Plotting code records
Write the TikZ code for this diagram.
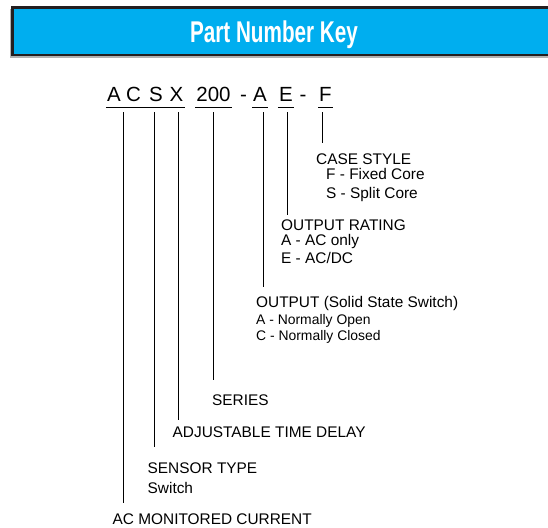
\documentclass[tikz,border=0pt]{standalone}
\usepackage{fontspec}
\setmainfont{Liberation Sans}
\newfontfamily\titlefont{Liberation Sans}[FakeStretch=0.69]
\usepackage{xcolor}
\usetikzlibrary{positioning}
\definecolor{keyblue}{RGB}{0,174,239}
\definecolor{keyframe}{RGB}{35,31,32}

\begin{document}
\begin{tikzpicture}[
    x=1pt, y=-1pt,
    code/.style={font=\fontsize{20.5}{24}\selectfont, inner xsep=1pt, inner ysep=6pt, anchor=base},
    lbl/.style={font=\fontsize{15.4}{18}\selectfont, inner sep=0pt, anchor=base west, text height=10.6pt},
    sublbl/.style={lbl, font=\fontsize{13.9}{16}\selectfont},
    tick/.style={line width=1pt},
    uline/.style={line width=1.2pt},
]
\useasboundingbox (0,0) rectangle (548,527);

\fill[gray!60] (10,9) rectangle (552,57.5);
\draw[keyframe, fill=keyblue, line width=2.5pt] (12.5,7.5) rectangle (554,55);
\node[font=\titlefont\bfseries\fontsize{30}{34}\selectfont, text=white, anchor=base] (title) at (274,42.7) {Part Number Key};

\node[code] (cA) at (114,101) {A};
\node[code] (cC) at (133.5,101) {C};
\node[code] (cS) at (156,101) {S};
\node[code] (cX) at (176.5,101) {X};
\node[code] (c200) at (213.5,101) {200};
\node[code] (d1) at (243.5,101) {-};
\node[code] (cOut) at (260,101) {A};
\node[code] (cRate) at (286,101) {E};
\node[code] (d2) at (303,101) {-};
\node[code] (cCase) at (325.5,101) {F};

\draw[uline] (cA.south west) -- (cX.south east);
\draw[uline] (c200.south west) -- (c200.south east);
\draw[uline] (cOut.south west) -- (cOut.south east);
\draw[uline] (cRate.south west) -- (cRate.south east);
\draw[uline] (cCase.south west) -- (cCase.south east);

\node[lbl] (caseH) at (316,164) {CASE STYLE};
\node[lbl] (caseF) at (326,179.3) {F - Fixed Core};
\node[lbl] (caseS) at (326,198.5) {S - Split Core};
\node[lbl] (rateH) at (281,230) {OUTPUT RATING};
\node[lbl] (rateA) at (281,245) {A - AC only};
\node[lbl] (rateE) at (281,263.3) {E - AC/DC};
\node[lbl] (outH) at (256,307.3) {OUTPUT (Solid State Switch)};
\node[sublbl] (outA) at (256,324) {A - Normally Open};
\node[sublbl] (outC) at (256,340.7) {C - Normally Closed};
\node[lbl] (seriesH) at (212,405) {SERIES};
\node[lbl] (delayH) at (172.5,437) {ADJUSTABLE TIME DELAY};
\node[lbl] (sensorH) at (147.5,473) {SENSOR TYPE};
\node[lbl] (sensorSw) at (147.5,493.3) {Switch};
\node[lbl] (acH) at (112.5,524.8) {AC MONITORED CURRENT};

\foreach \t/\x in {tAC/123, tSensor/154, tDelay/178, tSeries/213, tOut/263, tRate/287, tCase/322}
    \coordinate (\t) at (\x,112);

\foreach \t/\l/\s in {tAC/acH/11.2, tSensor/sensorH/15.4, tDelay/delayH/6.4, tSeries/seriesH/14.4,
                      tOut/outH/9.7, tRate/rateH/4.4, tCase/caseH/10.4}
    \draw[tick, shorten >=\s pt] (\t) -- (\t |- \l.north);
\end{tikzpicture}
\end{document}
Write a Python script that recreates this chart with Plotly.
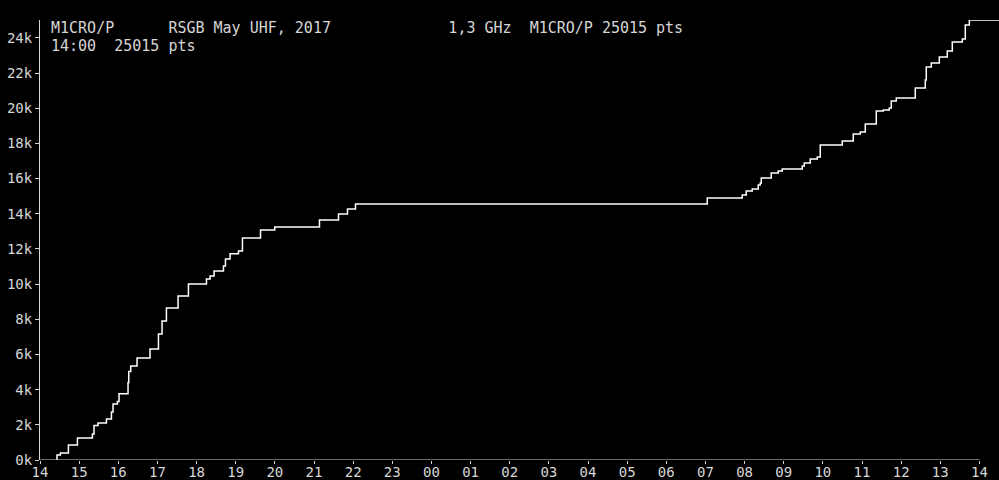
import plotly.graph_objects as go

# Hours since 14:00 at which the running score steps up, and score after the step
step_hours = [0.434, 0.434, 0.521, 0.726, 0.956, 1.339, 1.380, 1.482, 1.697, 1.825,
              1.866, 1.978, 2.019, 2.249, 2.267, 2.318, 2.479, 2.811, 3.026, 3.118,
              3.230, 3.527, 3.792, 4.253, 4.345, 4.447, 4.687, 4.738, 4.856, 5.070,
              5.172, 5.633, 5.998, 7.140, 7.626, 7.856, 8.060, 17.046, 17.940, 18.042,
              18.196, 18.349, 18.400, 18.426, 18.681, 18.860, 18.962, 19.474, 19.525, 19.678,
              19.857, 19.934, 20.496, 20.777, 20.956, 21.084, 21.365, 21.544, 21.697, 21.748,
              21.876, 22.361, 22.617, 22.642, 22.770, 22.975, 23.179, 23.307, 23.563, 23.639,
              23.742, 24.5]
score_pts = [0, 284, 398, 853, 1250, 1478, 1967, 2103, 2331, 2729,
             3183, 3331, 3769, 4412, 5037, 5344, 5799, 6310, 7163, 7902,
             8641, 9323, 10006, 10290, 10461, 10745, 11029, 11427, 11728, 11882,
             12621, 13076, 13246, 13644, 13985, 14269, 14553, 14894, 15065, 15292,
             15406, 15633, 15747, 16031, 16315, 16429, 16543, 16714, 16884, 17112,
             17225, 17908, 18135, 18533, 18647, 19102, 19841, 19898, 20011, 20409,
             20580, 21149, 21603, 22342, 22570, 22911, 23252, 23764, 23934, 24730,
             25015, 25015]

hour_ticks = list(range(0, 25))
hour_labels = ["14", "15", "16", "17", "18", "19", "20", "21", "22", "23",
               "00", "01", "02", "03", "04", "05", "06", "07", "08", "09",
               "10", "11", "12", "13", "14"]
score_ticks = list(range(0, 24001, 2000))
score_labels = ["0k", "2k", "4k", "6k", "8k", "10k", "12k", "14k", "16k", "18k",
                "20k", "22k", "24k"]

title_line1 = "M1CRO/P      RSGB May UHF, 2017             1,3 GHz  M1CRO/P 25015 pts"
title_line2 = "14:00  25015 pts"

FONT = "DejaVu Sans Mono"
GREY = "#d6d6d6"

fig = go.Figure()
fig.add_trace(go.Scatter(
    x=step_hours, y=score_pts, mode="lines",
    line=dict(color="#ffffff", width=1.5, shape="hv"),
    hoverinfo="skip", showlegend=False,
))

fig.update_layout(
    width=999, height=480,
    margin=dict(l=40, r=0, t=20, b=20),
    paper_bgcolor="#000000", plot_bgcolor="#000000",
    font=dict(family=FONT, size=15, color=GREY),
    xaxis=dict(range=[0, 24.5], tickvals=hour_ticks, ticktext=hour_labels,
               automargin=False,
               showgrid=False, zeroline=False, showline=False,
               ticks="outside", ticklen=3, tickcolor=GREY, tickwidth=1,
               ticklabelstandoff=-4,
               tickfont=dict(family=FONT, size=14, color=GREY)),
    yaxis=dict(range=[0, 25015], tickvals=score_ticks, ticktext=score_labels,
               automargin=False,
               showgrid=False, zeroline=False, showline=True, linecolor=GREY,
               linewidth=1, ticks="outside", ticklen=4, tickcolor=GREY,
               tickfont=dict(family=FONT, size=14, color=GREY)),
)

# x-axis baseline spans 14:00 to 14:00 only
fig.add_shape(type="line", xref="x", yref="y", x0=hour_ticks[0], x1=hour_ticks[-1],
              y0=0, y1=0, line=dict(color=GREY, width=1))

fig.add_annotation(text=title_line1.replace(" ", "\u00a0"), xref="paper", yref="paper",
                   x=0.009, y=(460 - 28.5) / 440, xanchor="left", yanchor="middle",
                   showarrow=False, font=dict(family=FONT, size=15, color=GREY))
fig.add_annotation(text=title_line2.replace(" ", "\u00a0"), xref="paper", yref="paper",
                   x=0.009, y=(460 - 46) / 440, xanchor="left", yanchor="middle",
                   showarrow=False, font=dict(family=FONT, size=15, color=GREY))

fig.write_html(
    "out.html",
    config={"displayModeBar": False},
    post_script="document.body.style.margin='0';document.body.style.background='#000';"
                "document.documentElement.style.overflow='hidden';",
)
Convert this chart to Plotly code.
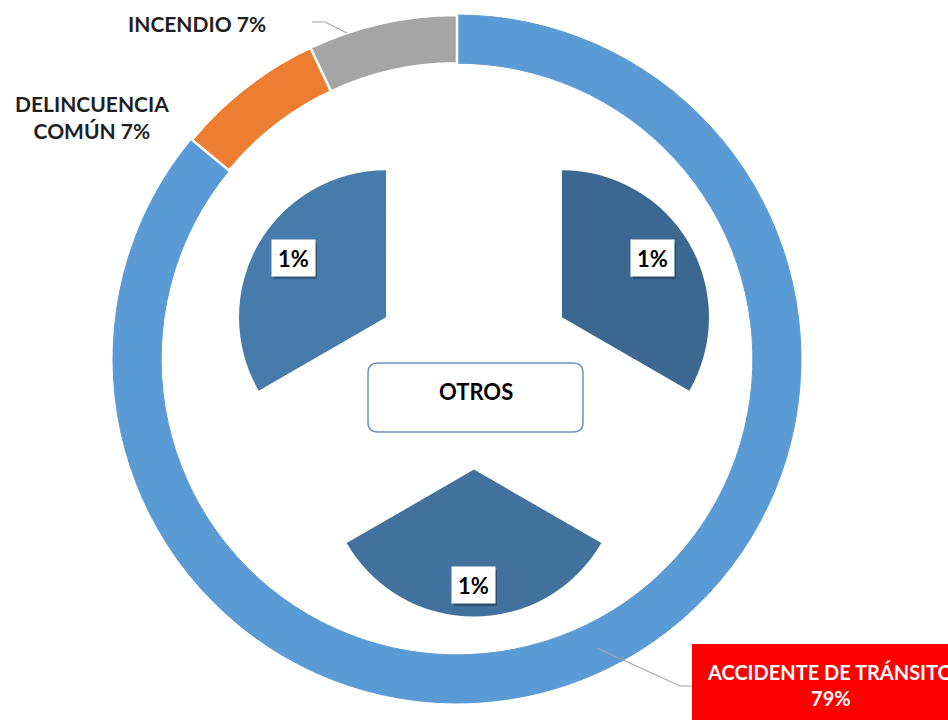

* [WHAT THE EXERCISE ASKS]: Set the listing down in full and exactly. Pictures within it should not appear in the copy.

* [THE ANSWER]:
Write the TikZ code for this diagram.
\documentclass[tikz,border=0pt]{standalone}
\usepackage{fontspec}
\setmainfont{Liberation Sans}
\newfontfamily\titlefont{Liberation Sans}[FakeStretch=0.69]
\usepackage{xcolor}
\usetikzlibrary{positioning}
\definecolor{keyblue}{RGB}{0,174,239}
\definecolor{keyframe}{RGB}{35,31,32}

\begin{document}
\begin{tikzpicture}[
    x=1pt, y=-1pt,
    code/.style={font=\fontsize{20.5}{24}\selectfont, inner xsep=1pt, inner ysep=6pt, anchor=base},
    lbl/.style={font=\fontsize{15.4}{18}\selectfont, inner sep=0pt, anchor=base west, text height=10.6pt},
    sublbl/.style={lbl, font=\fontsize{13.9}{16}\selectfont},
    tick/.style={line width=1pt},
    uline/.style={line width=1.2pt},
]
\useasboundingbox (0,0) rectangle (548,527);

\fill[gray!60] (10,9) rectangle (552,57.5);
\draw[keyframe, fill=keyblue, line width=2.5pt] (12.5,7.5) rectangle (554,55);
\node[font=\titlefont\bfseries\fontsize{30}{34}\selectfont, text=white, anchor=base] (title) at (274,42.7) {Part Number Key};

\node[code] (cA) at (114,101) {A};
\node[code] (cC) at (133.5,101) {C};
\node[code] (cS) at (156,101) {S};
\node[code] (cX) at (176.5,101) {X};
\node[code] (c200) at (213.5,101) {200};
\node[code] (d1) at (243.5,101) {-};
\node[code] (cOut) at (260,101) {A};
\node[code] (cRate) at (286,101) {E};
\node[code] (d2) at (303,101) {-};
\node[code] (cCase) at (325.5,101) {F};

\draw[uline] (cA.south west) -- (cX.south east);
\draw[uline] (c200.south west) -- (c200.south east);
\draw[uline] (cOut.south west) -- (cOut.south east);
\draw[uline] (cRate.south west) -- (cRate.south east);
\draw[uline] (cCase.south west) -- (cCase.south east);

\node[lbl] (caseH) at (316,164) {CASE STYLE};
\node[lbl] (caseF) at (326,179.3) {F - Fixed Core};
\node[lbl] (caseS) at (326,198.5) {S - Split Core};
\node[lbl] (rateH) at (281,230) {OUTPUT RATING};
\node[lbl] (rateA) at (281,245) {A - AC only};
\node[lbl] (rateE) at (281,263.3) {E - AC/DC};
\node[lbl] (outH) at (256,307.3) {OUTPUT (Solid State Switch)};
\node[sublbl] (outA) at (256,324) {A - Normally Open};
\node[sublbl] (outC) at (256,340.7) {C - Normally Closed};
\node[lbl] (seriesH) at (212,405) {SERIES};
\node[lbl] (delayH) at (172.5,437) {ADJUSTABLE TIME DELAY};
\node[lbl] (sensorH) at (147.5,473) {SENSOR TYPE};
\node[lbl] (sensorSw) at (147.5,493.3) {Switch};
\node[lbl] (acH) at (112.5,524.8) {AC MONITORED CURRENT};

\foreach \t/\x in {tAC/123, tSensor/154, tDelay/178, tSeries/213, tOut/263, tRate/287, tCase/322}
    \coordinate (\t) at (\x,112);

\foreach \t/\l/\s in {tAC/acH/11.2, tSensor/sensorH/15.4, tDelay/delayH/6.4, tSeries/seriesH/14.4,
                      tOut/outH/9.7, tRate/rateH/4.4, tCase/caseH/10.4}
    \draw[tick, shorten >=\s pt] (\t) -- (\t |- \l.north);
\end{tikzpicture}
\end{document}
Write a Python script that recreates this chart with Plotly.
import plotly.graph_objects as go

# Hours since 14:00 at which the running score steps up, and score after the step
step_hours = [0.434, 0.434, 0.521, 0.726, 0.956, 1.339, 1.380, 1.482, 1.697, 1.825,
              1.866, 1.978, 2.019, 2.249, 2.267, 2.318, 2.479, 2.811, 3.026, 3.118,
              3.230, 3.527, 3.792, 4.253, 4.345, 4.447, 4.687, 4.738, 4.856, 5.070,
              5.172, 5.633, 5.998, 7.140, 7.626, 7.856, 8.060, 17.046, 17.940, 18.042,
              18.196, 18.349, 18.400, 18.426, 18.681, 18.860, 18.962, 19.474, 19.525, 19.678,
              19.857, 19.934, 20.496, 20.777, 20.956, 21.084, 21.365, 21.544, 21.697, 21.748,
              21.876, 22.361, 22.617, 22.642, 22.770, 22.975, 23.179, 23.307, 23.563, 23.639,
              23.742, 24.5]
score_pts = [0, 284, 398, 853, 1250, 1478, 1967, 2103, 2331, 2729,
             3183, 3331, 3769, 4412, 5037, 5344, 5799, 6310, 7163, 7902,
             8641, 9323, 10006, 10290, 10461, 10745, 11029, 11427, 11728, 11882,
             12621, 13076, 13246, 13644, 13985, 14269, 14553, 14894, 15065, 15292,
             15406, 15633, 15747, 16031, 16315, 16429, 16543, 16714, 16884, 17112,
             17225, 17908, 18135, 18533, 18647, 19102, 19841, 19898, 20011, 20409,
             20580, 21149, 21603, 22342, 22570, 22911, 23252, 23764, 23934, 24730,
             25015, 25015]

hour_ticks = list(range(0, 25))
hour_labels = ["14", "15", "16", "17", "18", "19", "20", "21", "22", "23",
               "00", "01", "02", "03", "04", "05", "06", "07", "08", "09",
               "10", "11", "12", "13", "14"]
score_ticks = list(range(0, 24001, 2000))
score_labels = ["0k", "2k", "4k", "6k", "8k", "10k", "12k", "14k", "16k", "18k",
                "20k", "22k", "24k"]

title_line1 = "M1CRO/P      RSGB May UHF, 2017             1,3 GHz  M1CRO/P 25015 pts"
title_line2 = "14:00  25015 pts"

FONT = "DejaVu Sans Mono"
GREY = "#d6d6d6"

fig = go.Figure()
fig.add_trace(go.Scatter(
    x=step_hours, y=score_pts, mode="lines",
    line=dict(color="#ffffff", width=1.5, shape="hv"),
    hoverinfo="skip", showlegend=False,
))

fig.update_layout(
    width=999, height=480,
    margin=dict(l=40, r=0, t=20, b=20),
    paper_bgcolor="#000000", plot_bgcolor="#000000",
    font=dict(family=FONT, size=15, color=GREY),
    xaxis=dict(range=[0, 24.5], tickvals=hour_ticks, ticktext=hour_labels,
               automargin=False,
               showgrid=False, zeroline=False, showline=False,
               ticks="outside", ticklen=3, tickcolor=GREY, tickwidth=1,
               ticklabelstandoff=-4,
               tickfont=dict(family=FONT, size=14, color=GREY)),
    yaxis=dict(range=[0, 25015], tickvals=score_ticks, ticktext=score_labels,
               automargin=False,
               showgrid=False, zeroline=False, showline=True, linecolor=GREY,
               linewidth=1, ticks="outside", ticklen=4, tickcolor=GREY,
               tickfont=dict(family=FONT, size=14, color=GREY)),
)

# x-axis baseline spans 14:00 to 14:00 only
fig.add_shape(type="line", xref="x", yref="y", x0=hour_ticks[0], x1=hour_ticks[-1],
              y0=0, y1=0, line=dict(color=GREY, width=1))

fig.add_annotation(text=title_line1.replace(" ", "\u00a0"), xref="paper", yref="paper",
                   x=0.009, y=(460 - 28.5) / 440, xanchor="left", yanchor="middle",
                   showarrow=False, font=dict(family=FONT, size=15, color=GREY))
fig.add_annotation(text=title_line2.replace(" ", "\u00a0"), xref="paper", yref="paper",
                   x=0.009, y=(460 - 46) / 440, xanchor="left", yanchor="middle",
                   showarrow=False, font=dict(family=FONT, size=15, color=GREY))

fig.write_html(
    "out.html",
    config={"displayModeBar": False},
    post_script="document.body.style.margin='0';document.body.style.background='#000';"
                "document.documentElement.style.overflow='hidden';",
)
Convert this chart to Plotly code.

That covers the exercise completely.